2. I believe much of the instruction Ikeda sensei is based upon layering on top of proper structure and alignment internal movement that strengthens the entire shape. I believe this is the advanced level of training where Sensei is showing "make connection."
I think Jon touches on a key point here. I have been going to seminars with Ikeda Sensei for 20 years, and while that isn't nearly as much interaction with him as someone like George Ledyard has, it means that I have been watching him and working on what he teaches for a while. Back around 2000, two students of Ikeda Sensei - Ron Meyer and Mark Reeder - published a book titled Center: The Power of Aikido that attempted to capture in dialogue format many of the concepts that Ikeda Sensei was teaching at that time in seminars. The concepts were things like centeredness, relaxation, alignment, connection, grounding, uprooting, spiraling, timing and position.
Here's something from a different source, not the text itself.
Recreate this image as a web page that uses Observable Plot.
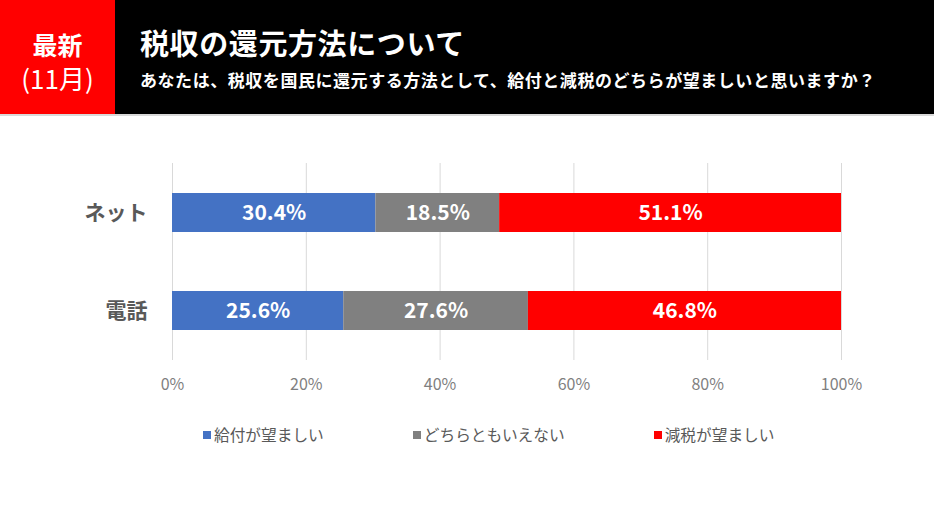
<!DOCTYPE html>
<html>
<head>
<meta charset="utf-8">
<script src="https://cdn.jsdelivr.net/npm/d3@7"></script>
<script src="https://cdn.jsdelivr.net/npm/@observablehq/plot@0.6"></script>
<style>
  html, body { margin: 0; padding: 0; background: #fff; }
  body { width: 934px; height: 525px; overflow: hidden; font-family: "Noto Sans CJK JP", "Noto Sans", sans-serif; }
  #header { position: relative; height: 114px; background: #000; border-bottom: 2px solid #d9d9d9; }
  #badge { position: absolute; left: 0; top: 0; width: 115px; height: 114px; background: #ff0000; color: #fff; text-align: center; }
  #badge .b1 { position: absolute; left: 0; width: 115px; top: 32px; font-size: 25px; font-weight: bold; line-height: 1; }
  #badge .b2 { position: absolute; left: 0; width: 115px; top: 65px; font-size: 26px; font-weight: normal; line-height: 1; }
  #title { position: absolute; left: 140px; top: 28px; color: #fff; font-size: 29px; font-weight: bold; line-height: 1; letter-spacing: 0.6px; }
  #subtitle { position: absolute; left: 140px; top: 71px; color: #fff; font-size: 17px; font-weight: bold; line-height: 1; letter-spacing: 0.55px; }
  #chart { height: 290px; }
  #legend { position: absolute; top: 424px; left: 203px; display: flex; gap: 89px; font-size: 15.7px; color: #595959; line-height: 22px; }
  #legend .item { display: flex; align-items: center; }
  #legend .sw { width: 8px; height: 8px; margin-right: 3px; }
</style>
</head>
<body>
<div id="header">
  <div id="badge"><div class="b1">最新</div><div class="b2">(11月)</div></div>
  <div id="title"></div>
  <div id="subtitle"></div>
</div>
<div id="chart"></div>
<div id="legend"></div>
<script>
const titleText = "税収の還元方法について";
const subtitleText = "あなたは、税収を国民に還元する方法として、給付と減税のどちらが望ましいと思いますか？";
const categories = ["ネット", "電話"];
const seriesNames = ["給付が望ましい", "どちらともいえない", "減税が望ましい"];
const seriesColors = ["#4472c4", "#808080", "#ff0000"];
const kyufu = [30.4, 25.6];
const dochira = [18.5, 27.6];
const genzei = [51.1, 46.8];
const xTicks = [0, 20, 40, 60, 80, 100];

document.getElementById("title").textContent = titleText;
document.getElementById("subtitle").textContent = subtitleText;

const seriesValues = [kyufu, dochira, genzei];
const data = [];
seriesNames.forEach((s, si) => {
  categories.forEach((c, ci) => {
    data.push({category: c, series: s, value: seriesValues[si][ci]});
  });
});

const chart = Plot.plot({
  width: 934,
  height: 290,
  marginLeft: 172,
  marginRight: 93,
  marginTop: 47,
  marginBottom: 46,
  style: {fontFamily: '"Noto Sans CJK JP", "Noto Sans", sans-serif', background: "transparent", overflow: "visible"},
  x: {domain: [0, 100]},
  y: {domain: categories, paddingInner: 0.6, paddingOuter: 0.3},
  color: {domain: seriesNames, range: seriesColors},
  marks: [
    Plot.gridX({ticks: xTicks, stroke: "#d9d9d9", strokeOpacity: 1, strokeWidth: 1}),
    Plot.barX(data, Plot.stackX({x: "value", y: "category", fill: "series", order: null})),
    Plot.textX(data, Plot.stackX({x: "value", y: "category", order: null, text: d => d.value.toFixed(1) + "%", fill: "#fff", fontSize: 21, fontWeight: "bold"})),
    Plot.axisX({ticks: xTicks, tickFormat: d => d + "%", tickSize: 0, tickPadding: 18, fontSize: 16, fill: "#7f7f7f", label: null}),
    Plot.axisY({tickSize: 0, tickPadding: 25, fontSize: 21, fontWeight: "bold", fill: "#595959", label: null})
  ]
});
document.getElementById("chart").appendChild(chart);

const legend = document.getElementById("legend");
seriesNames.forEach((s, i) => {
  const item = document.createElement("div");
  item.className = "item";
  const sw = document.createElement("span");
  sw.className = "sw";
  sw.style.background = seriesColors[i];
  const t = document.createElement("span");
  t.textContent = s;
  item.appendChild(sw);
  item.appendChild(t);
  legend.appendChild(item);
});
</script>
</body>
</html>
I bought a copy of the book when it first came out, reread it a few times over the next five or six years, and consciously tried to work on incorporating these principles into my aikido (others are in a better position to judge how successful I was). But what I have noticed in the past few years is that the time I put into understanding those concepts from seminars Ikeda Sensei was teaching 6-12 years ago has helped me understand what he is teaching now in seminars.

So not only would I agree with Jon that how Ikeda Sensei now approaches seminars involves "a presumption that those attending have a basic understanding of proper structure and body alignment", but I would suggest that much of what he presumes is outlined in Ron and Mark's book.